**Source excerpt**
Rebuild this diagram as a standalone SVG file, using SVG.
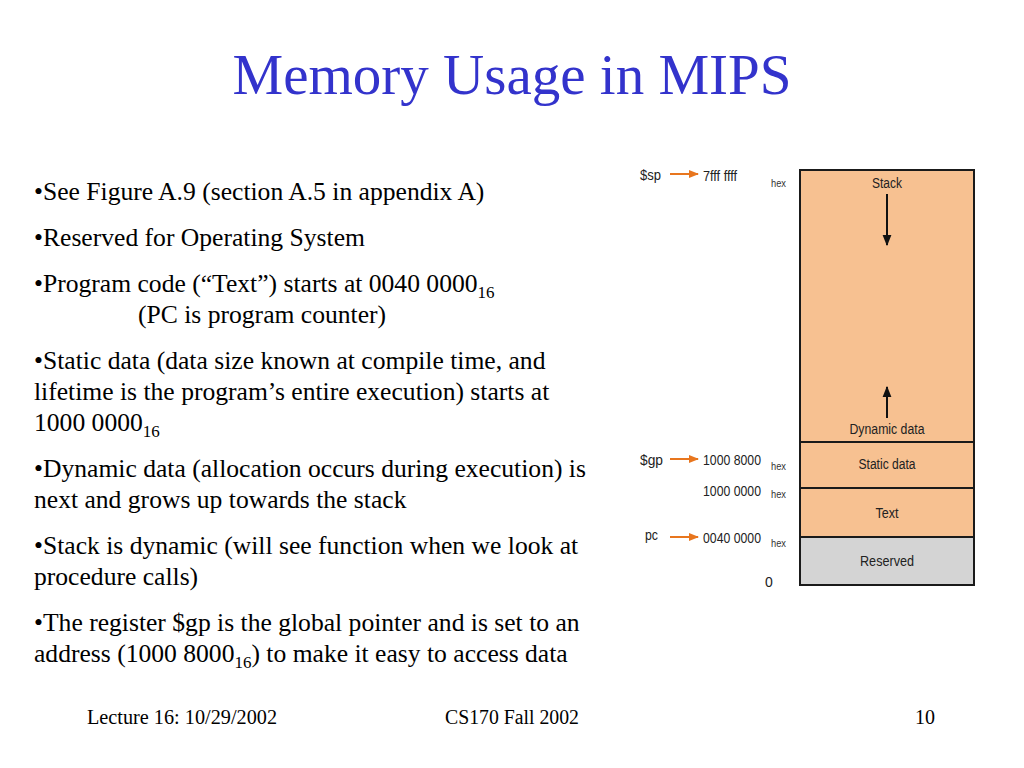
<svg xmlns="http://www.w3.org/2000/svg" width="1024" height="768" viewBox="0 0 1024 768">
<defs>
<marker id="ao" viewBox="0 0 10 10" refX="9" refY="5" markerWidth="10" markerHeight="10" markerUnits="userSpaceOnUse" orient="auto"><path d="M0,1 L10,5 L0,9 Z" fill="#E8761E"/></marker>
<marker id="ak" viewBox="0 0 10 10" refX="9" refY="5" markerWidth="11" markerHeight="11" markerUnits="userSpaceOnUse" orient="auto"><path d="M0,1 L10,5 L0,9 Z" fill="#111"/></marker>
</defs>
<style>
.title{font-family:"Liberation Serif","Times New Roman",serif;font-size:57px;fill:#3333CC}
.bt{font-family:"Liberation Serif","Times New Roman",serif;font-size:25.6px;fill:#000}
.sub{font-size:17px}
.foot{font-family:"Liberation Serif","Times New Roman",serif;font-size:20px;fill:#000}
.lbl{font-family:"Liberation Sans",Arial,sans-serif;font-size:14px;fill:#222}
.hex{font-family:"Liberation Sans",Arial,sans-serif;font-size:10px;fill:#333}
.seg{stroke:#1a1a1a;stroke-width:2}
.peach{fill:#F7C191}
.grey{fill:#D4D4D4}
.oarr{stroke:#E8761E;stroke-width:2;fill:none}
.karr{stroke:#111;stroke-width:2;fill:none}
</style>
<rect width="1024" height="768" fill="#fff"/>
<text class="title" x="512" y="94" text-anchor="middle">Memory Usage in MIPS</text>
<g id="bullets" font-family="Liberation Serif, Times New Roman, serif">
<text class="bt" x="34" y="200">•See Figure A.9 (section A.5 in appendix A)</text>
<text class="bt" x="34" y="246">•Reserved for Operating System</text>
<text class="bt" x="34" y="292">•Program code (“Text”) starts at 0040 0000<tspan class="sub" dy="6">16</tspan></text>
<text class="bt" x="138" y="323">(PC is program counter)</text>
<text class="bt" x="34" y="369">•Static data (data size known at compile time, and</text>
<text class="bt" x="34" y="400">lifetime is the program’s entire execution) starts at</text>
<text class="bt" x="34" y="431">1000 0000<tspan class="sub" dy="6">16</tspan></text>
<text class="bt" x="34" y="477">•Dynamic data (allocation occurs during execution) is</text>
<text class="bt" x="34" y="508">next and grows up towards the stack</text>
<text class="bt" x="34" y="554">•Stack is dynamic (will see function when we look at</text>
<text class="bt" x="34" y="585">procedure calls)</text>
<text class="bt" x="34" y="631">•The register $gp is the global pointer and is set to an</text>
<text class="bt" x="34" y="662">address (1000 8000<tspan class="sub" dy="6">16</tspan><tspan dy="-6">) to make it easy to access data</tspan></text>
</g>
<g id="memory-map">
<g id="stack-segment"><rect class="seg peach" x="800" y="170" width="174" height="272"/>
<text class="lbl" x="887" y="188" text-anchor="middle" textLength="30" lengthAdjust="spacingAndGlyphs">Stack</text>
<text class="lbl" x="887" y="434" text-anchor="middle" textLength="75" lengthAdjust="spacingAndGlyphs">Dynamic data</text></g>
<g id="static-segment"><rect class="seg peach" x="800" y="442" width="174" height="46"/>
<text class="lbl" x="887" y="469" text-anchor="middle" textLength="57" lengthAdjust="spacingAndGlyphs">Static data</text></g>
<g id="text-segment"><rect class="seg peach" x="800" y="488" width="174" height="49"/>
<text class="lbl" x="887" y="518" text-anchor="middle" textLength="23" lengthAdjust="spacingAndGlyphs">Text</text></g>
<g id="reserved-segment"><rect class="seg grey" x="800" y="537" width="174" height="48"/>
<text class="lbl" x="887" y="566" text-anchor="middle" textLength="54" lengthAdjust="spacingAndGlyphs">Reserved</text></g>
</g>
<g id="addresses">
<text class="lbl" x="640" y="180" textLength="21" lengthAdjust="spacingAndGlyphs">$sp</text>
<text class="lbl" x="703" y="181" textLength="34" lengthAdjust="spacingAndGlyphs">7fff ffff</text>
<text class="hex" x="771" y="187" textLength="15" lengthAdjust="spacingAndGlyphs">hex</text>
<text class="lbl" x="640" y="465" textLength="23" lengthAdjust="spacingAndGlyphs">$gp</text>
<text class="lbl" x="703" y="465" textLength="58" lengthAdjust="spacingAndGlyphs">1000 8000</text>
<text class="hex" x="771" y="470" textLength="15" lengthAdjust="spacingAndGlyphs">hex</text>
<text class="lbl" x="703" y="496" textLength="58" lengthAdjust="spacingAndGlyphs">1000 0000</text>
<text class="hex" x="771" y="498" textLength="15" lengthAdjust="spacingAndGlyphs">hex</text>
<text class="lbl" x="645" y="540" textLength="13" lengthAdjust="spacingAndGlyphs">pc</text>
<text class="lbl" x="703" y="543" textLength="58" lengthAdjust="spacingAndGlyphs">0040 0000</text>
<text class="hex" x="771" y="547" textLength="15" lengthAdjust="spacingAndGlyphs">hex</text>
<text class="lbl" x="765" y="587">0</text>
</g>
<g id="connectors">
<line class="oarr" x1="670" y1="174" x2="698" y2="174" marker-end="url(#ao)"/>
<line class="oarr" x1="670" y1="459" x2="698" y2="459" marker-end="url(#ao)"/>
<line class="oarr" x1="670" y1="537" x2="698" y2="537" marker-end="url(#ao)"/>
<line class="karr" x1="887" y1="194" x2="887" y2="245" marker-end="url(#ak)"/>
<line class="karr" x1="887" y1="418" x2="887" y2="387" marker-end="url(#ak)"/>
</g>
<g id="footer">
<text class="foot" x="87" y="724" textLength="190" lengthAdjust="spacingAndGlyphs">Lecture 16: 10/29/2002</text>
<text class="foot" x="512" y="724" text-anchor="middle" textLength="134" lengthAdjust="spacingAndGlyphs">CS170 Fall 2002</text>
<text class="foot" x="935" y="724" text-anchor="end">10</text>
</g>
</svg>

**Given request**
Extract all the data above exactly, excluding every picture.

**Task response**
Rebuild this diagram as a standalone SVG file, using SVG.
<svg xmlns="http://www.w3.org/2000/svg" width="1024" height="768" viewBox="0 0 1024 768">
<defs>
<marker id="ao" viewBox="0 0 10 10" refX="9" refY="5" markerWidth="10" markerHeight="10" markerUnits="userSpaceOnUse" orient="auto"><path d="M0,1 L10,5 L0,9 Z" fill="#E8761E"/></marker>
<marker id="ak" viewBox="0 0 10 10" refX="9" refY="5" markerWidth="11" markerHeight="11" markerUnits="userSpaceOnUse" orient="auto"><path d="M0,1 L10,5 L0,9 Z" fill="#111"/></marker>
</defs>
<style>
.title{font-family:"Liberation Serif","Times New Roman",serif;font-size:57px;fill:#3333CC}
.bt{font-family:"Liberation Serif","Times New Roman",serif;font-size:25.6px;fill:#000}
.sub{font-size:17px}
.foot{font-family:"Liberation Serif","Times New Roman",serif;font-size:20px;fill:#000}
.lbl{font-family:"Liberation Sans",Arial,sans-serif;font-size:14px;fill:#222}
.hex{font-family:"Liberation Sans",Arial,sans-serif;font-size:10px;fill:#333}
.seg{stroke:#1a1a1a;stroke-width:2}
.peach{fill:#F7C191}
.grey{fill:#D4D4D4}
.oarr{stroke:#E8761E;stroke-width:2;fill:none}
.karr{stroke:#111;stroke-width:2;fill:none}
</style>
<rect width="1024" height="768" fill="#fff"/>
<text class="title" x="512" y="94" text-anchor="middle">Memory Usage in MIPS</text>
<g id="bullets" font-family="Liberation Serif, Times New Roman, serif">
<text class="bt" x="34" y="200">•See Figure A.9 (section A.5 in appendix A)</text>
<text class="bt" x="34" y="246">•Reserved for Operating System</text>
<text class="bt" x="34" y="292">•Program code (“Text”) starts at 0040 0000<tspan class="sub" dy="6">16</tspan></text>
<text class="bt" x="138" y="323">(PC is program counter)</text>
<text class="bt" x="34" y="369">•Static data (data size known at compile time, and</text>
<text class="bt" x="34" y="400">lifetime is the program’s entire execution) starts at</text>
<text class="bt" x="34" y="431">1000 0000<tspan class="sub" dy="6">16</tspan></text>
<text class="bt" x="34" y="477">•Dynamic data (allocation occurs during execution) is</text>
<text class="bt" x="34" y="508">next and grows up towards the stack</text>
<text class="bt" x="34" y="554">•Stack is dynamic (will see function when we look at</text>
<text class="bt" x="34" y="585">procedure calls)</text>
<text class="bt" x="34" y="631">•The register $gp is the global pointer and is set to an</text>
<text class="bt" x="34" y="662">address (1000 8000<tspan class="sub" dy="6">16</tspan><tspan dy="-6">) to make it easy to access data</tspan></text>
</g>
<g id="memory-map">
<g id="stack-segment"><rect class="seg peach" x="800" y="170" width="174" height="272"/>
<text class="lbl" x="887" y="188" text-anchor="middle" textLength="30" lengthAdjust="spacingAndGlyphs">Stack</text>
<text class="lbl" x="887" y="434" text-anchor="middle" textLength="75" lengthAdjust="spacingAndGlyphs">Dynamic data</text></g>
<g id="static-segment"><rect class="seg peach" x="800" y="442" width="174" height="46"/>
<text class="lbl" x="887" y="469" text-anchor="middle" textLength="57" lengthAdjust="spacingAndGlyphs">Static data</text></g>
<g id="text-segment"><rect class="seg peach" x="800" y="488" width="174" height="49"/>
<text class="lbl" x="887" y="518" text-anchor="middle" textLength="23" lengthAdjust="spacingAndGlyphs">Text</text></g>
<g id="reserved-segment"><rect class="seg grey" x="800" y="537" width="174" height="48"/>
<text class="lbl" x="887" y="566" text-anchor="middle" textLength="54" lengthAdjust="spacingAndGlyphs">Reserved</text></g>
</g>
<g id="addresses">
<text class="lbl" x="640" y="180" textLength="21" lengthAdjust="spacingAndGlyphs">$sp</text>
<text class="lbl" x="703" y="181" textLength="34" lengthAdjust="spacingAndGlyphs">7fff ffff</text>
<text class="hex" x="771" y="187" textLength="15" lengthAdjust="spacingAndGlyphs">hex</text>
<text class="lbl" x="640" y="465" textLength="23" lengthAdjust="spacingAndGlyphs">$gp</text>
<text class="lbl" x="703" y="465" textLength="58" lengthAdjust="spacingAndGlyphs">1000 8000</text>
<text class="hex" x="771" y="470" textLength="15" lengthAdjust="spacingAndGlyphs">hex</text>
<text class="lbl" x="703" y="496" textLength="58" lengthAdjust="spacingAndGlyphs">1000 0000</text>
<text class="hex" x="771" y="498" textLength="15" lengthAdjust="spacingAndGlyphs">hex</text>
<text class="lbl" x="645" y="540" textLength="13" lengthAdjust="spacingAndGlyphs">pc</text>
<text class="lbl" x="703" y="543" textLength="58" lengthAdjust="spacingAndGlyphs">0040 0000</text>
<text class="hex" x="771" y="547" textLength="15" lengthAdjust="spacingAndGlyphs">hex</text>
<text class="lbl" x="765" y="587">0</text>
</g>
<g id="connectors">
<line class="oarr" x1="670" y1="174" x2="698" y2="174" marker-end="url(#ao)"/>
<line class="oarr" x1="670" y1="459" x2="698" y2="459" marker-end="url(#ao)"/>
<line class="oarr" x1="670" y1="537" x2="698" y2="537" marker-end="url(#ao)"/>
<line class="karr" x1="887" y1="194" x2="887" y2="245" marker-end="url(#ak)"/>
<line class="karr" x1="887" y1="418" x2="887" y2="387" marker-end="url(#ak)"/>
</g>
<g id="footer">
<text class="foot" x="87" y="724" textLength="190" lengthAdjust="spacingAndGlyphs">Lecture 16: 10/29/2002</text>
<text class="foot" x="512" y="724" text-anchor="middle" textLength="134" lengthAdjust="spacingAndGlyphs">CS170 Fall 2002</text>
<text class="foot" x="935" y="724" text-anchor="end">10</text>
</g>
</svg>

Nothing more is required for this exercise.